- Stated task -
The line holding "import seaborn as sns" is the last one to output; start at the first line of the data, keep every line in between exactly, and leave out pictures.

- Supplied material -
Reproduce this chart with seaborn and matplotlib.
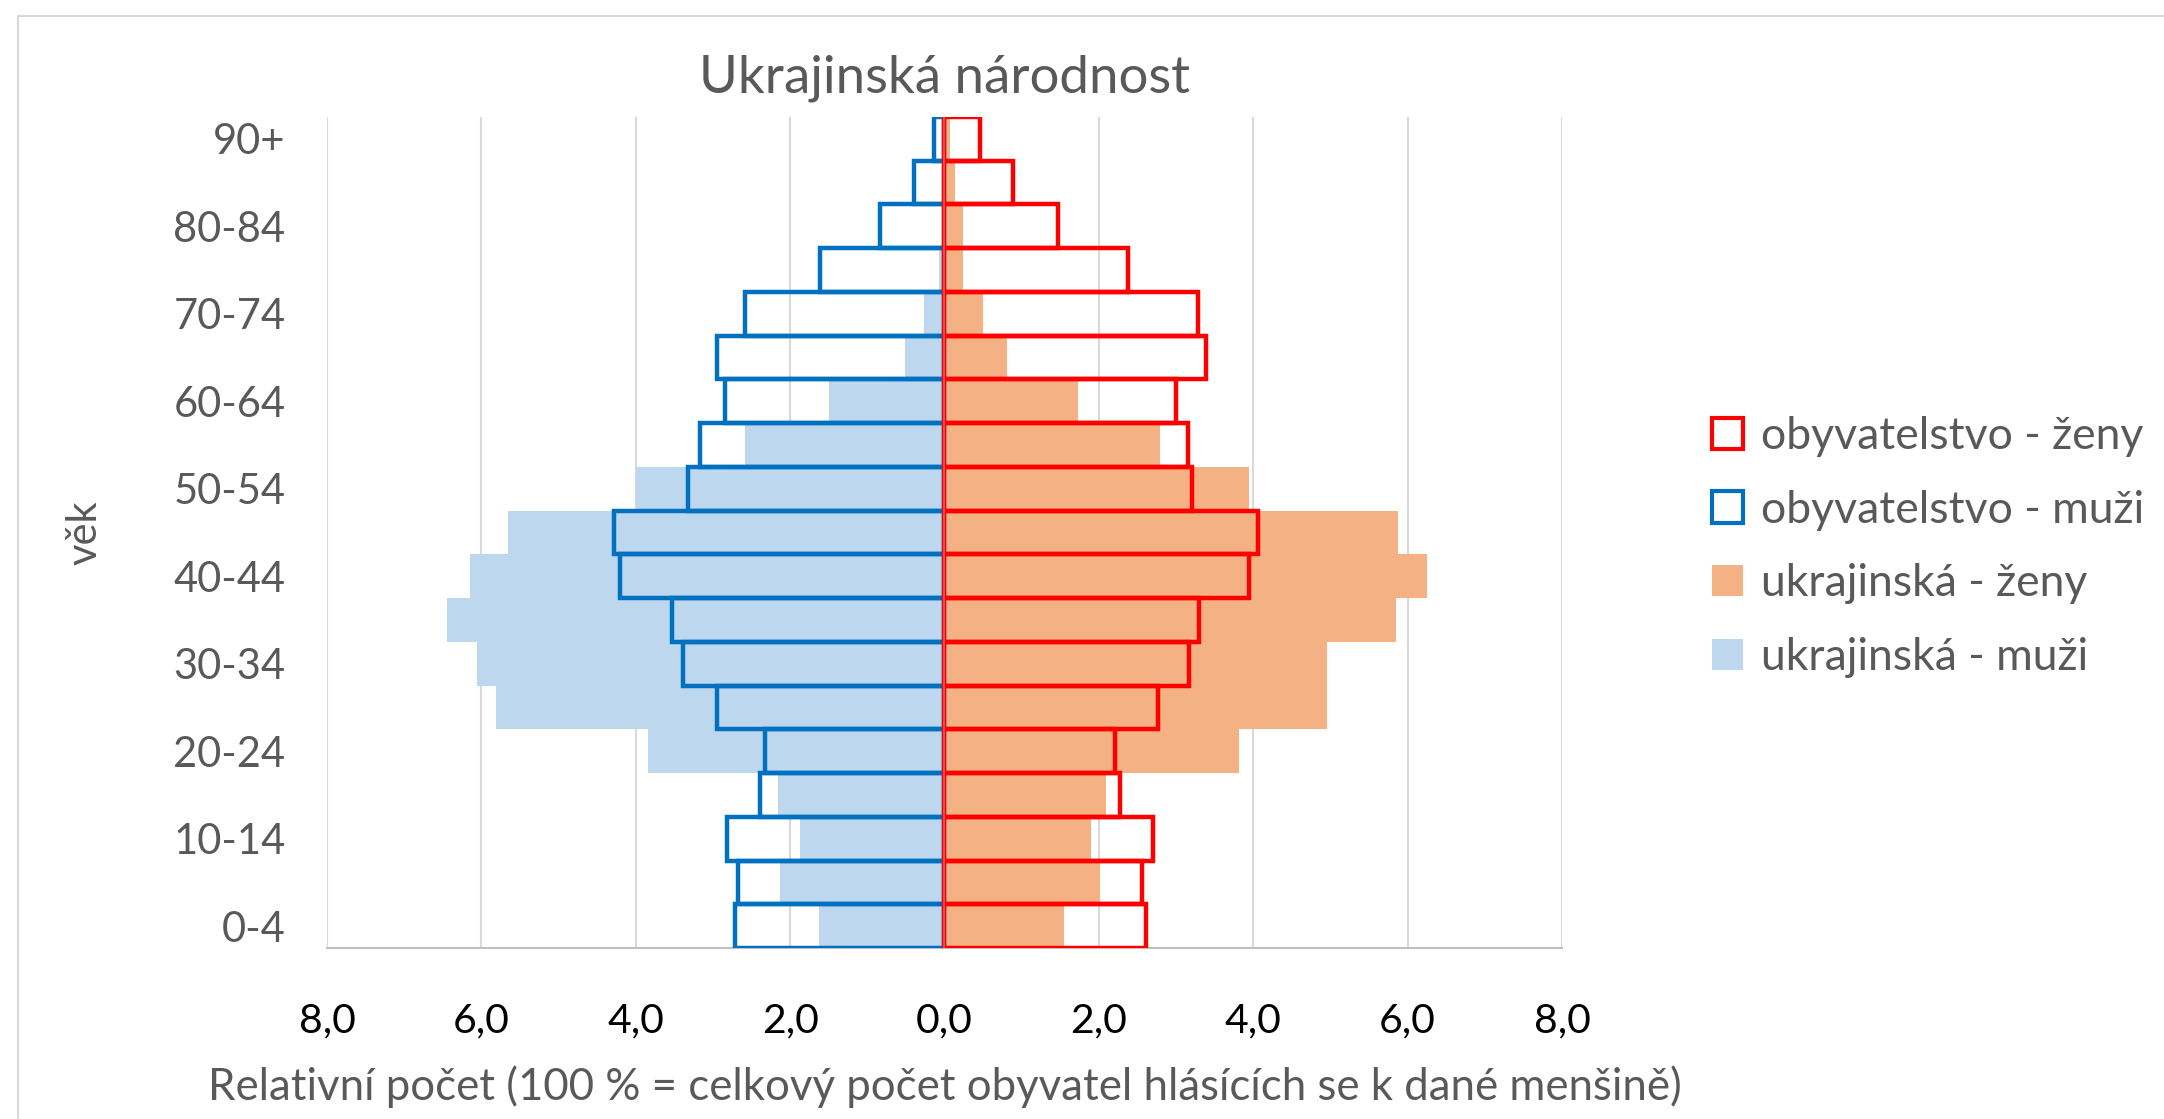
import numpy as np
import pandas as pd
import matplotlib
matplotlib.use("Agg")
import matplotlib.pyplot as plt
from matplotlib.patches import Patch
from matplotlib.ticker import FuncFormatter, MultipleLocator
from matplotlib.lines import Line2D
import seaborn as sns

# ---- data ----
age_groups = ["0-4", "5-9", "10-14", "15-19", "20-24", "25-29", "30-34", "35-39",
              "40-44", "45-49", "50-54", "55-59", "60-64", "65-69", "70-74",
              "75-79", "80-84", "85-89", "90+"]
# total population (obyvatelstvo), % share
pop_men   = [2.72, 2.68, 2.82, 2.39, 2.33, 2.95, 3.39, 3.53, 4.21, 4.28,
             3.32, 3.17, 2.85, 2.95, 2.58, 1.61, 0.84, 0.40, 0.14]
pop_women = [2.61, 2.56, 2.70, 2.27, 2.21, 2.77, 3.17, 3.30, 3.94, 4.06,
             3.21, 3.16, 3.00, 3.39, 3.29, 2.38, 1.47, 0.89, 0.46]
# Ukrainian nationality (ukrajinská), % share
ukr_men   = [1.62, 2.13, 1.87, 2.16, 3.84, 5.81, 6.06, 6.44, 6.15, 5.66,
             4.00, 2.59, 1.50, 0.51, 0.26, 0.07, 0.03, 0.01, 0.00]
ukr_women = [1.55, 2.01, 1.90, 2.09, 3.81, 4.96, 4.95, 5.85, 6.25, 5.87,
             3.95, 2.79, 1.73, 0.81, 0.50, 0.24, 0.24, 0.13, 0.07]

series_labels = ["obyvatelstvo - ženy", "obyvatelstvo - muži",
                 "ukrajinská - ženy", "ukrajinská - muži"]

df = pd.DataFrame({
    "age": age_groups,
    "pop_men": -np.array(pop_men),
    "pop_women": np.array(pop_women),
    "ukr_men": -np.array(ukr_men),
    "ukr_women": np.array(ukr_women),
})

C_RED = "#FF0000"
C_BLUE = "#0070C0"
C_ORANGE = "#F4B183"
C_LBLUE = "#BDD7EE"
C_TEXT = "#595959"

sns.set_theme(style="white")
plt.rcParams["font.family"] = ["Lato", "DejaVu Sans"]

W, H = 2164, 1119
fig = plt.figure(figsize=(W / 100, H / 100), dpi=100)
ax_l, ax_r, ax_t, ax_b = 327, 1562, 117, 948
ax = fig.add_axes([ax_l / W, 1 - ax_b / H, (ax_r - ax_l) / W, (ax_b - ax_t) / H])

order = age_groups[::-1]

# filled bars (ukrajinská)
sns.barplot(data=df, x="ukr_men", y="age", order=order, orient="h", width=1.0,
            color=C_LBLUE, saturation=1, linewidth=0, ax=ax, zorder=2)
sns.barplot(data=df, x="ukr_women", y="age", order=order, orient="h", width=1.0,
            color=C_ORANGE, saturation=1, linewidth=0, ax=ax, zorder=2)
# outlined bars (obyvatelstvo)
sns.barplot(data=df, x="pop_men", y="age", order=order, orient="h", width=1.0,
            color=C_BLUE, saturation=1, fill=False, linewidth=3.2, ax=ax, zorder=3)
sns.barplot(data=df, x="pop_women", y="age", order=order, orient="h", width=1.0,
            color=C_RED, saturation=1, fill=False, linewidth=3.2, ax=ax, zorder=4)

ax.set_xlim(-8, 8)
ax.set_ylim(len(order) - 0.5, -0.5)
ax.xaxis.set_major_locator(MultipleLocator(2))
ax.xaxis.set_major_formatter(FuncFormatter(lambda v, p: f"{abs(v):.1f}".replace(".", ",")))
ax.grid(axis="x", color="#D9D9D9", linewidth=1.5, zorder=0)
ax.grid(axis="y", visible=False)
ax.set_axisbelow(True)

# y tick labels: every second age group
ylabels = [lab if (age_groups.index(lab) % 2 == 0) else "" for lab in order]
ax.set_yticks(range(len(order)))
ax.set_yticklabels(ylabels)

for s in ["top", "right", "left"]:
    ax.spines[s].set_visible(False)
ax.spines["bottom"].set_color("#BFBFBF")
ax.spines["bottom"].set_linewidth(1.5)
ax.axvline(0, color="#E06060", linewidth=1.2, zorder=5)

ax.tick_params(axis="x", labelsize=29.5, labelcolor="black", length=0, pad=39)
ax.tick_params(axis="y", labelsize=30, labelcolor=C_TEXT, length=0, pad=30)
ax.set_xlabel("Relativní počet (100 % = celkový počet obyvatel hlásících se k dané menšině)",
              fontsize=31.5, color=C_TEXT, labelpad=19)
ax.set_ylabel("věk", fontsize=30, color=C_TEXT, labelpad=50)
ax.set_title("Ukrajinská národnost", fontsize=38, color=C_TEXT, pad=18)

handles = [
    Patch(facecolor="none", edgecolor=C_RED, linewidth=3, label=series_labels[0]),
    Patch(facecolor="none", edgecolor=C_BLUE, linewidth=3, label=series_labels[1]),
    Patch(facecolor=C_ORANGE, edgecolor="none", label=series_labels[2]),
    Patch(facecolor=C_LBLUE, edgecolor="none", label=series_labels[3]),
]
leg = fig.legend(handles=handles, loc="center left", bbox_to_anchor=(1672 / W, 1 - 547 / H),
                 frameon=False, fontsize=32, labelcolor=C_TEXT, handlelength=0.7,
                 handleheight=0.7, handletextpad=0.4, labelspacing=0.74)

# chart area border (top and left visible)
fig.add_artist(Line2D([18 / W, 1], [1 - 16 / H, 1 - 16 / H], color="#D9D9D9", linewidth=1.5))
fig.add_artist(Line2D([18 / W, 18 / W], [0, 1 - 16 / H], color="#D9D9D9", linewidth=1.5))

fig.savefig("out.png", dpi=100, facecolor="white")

- Output of the exercise -
Reproduce this chart with seaborn and matplotlib.
import numpy as np
import pandas as pd
import matplotlib
matplotlib.use("Agg")
import matplotlib.pyplot as plt
from matplotlib.patches import Patch
from matplotlib.ticker import FuncFormatter, MultipleLocator
from matplotlib.lines import Line2D
import seaborn as sns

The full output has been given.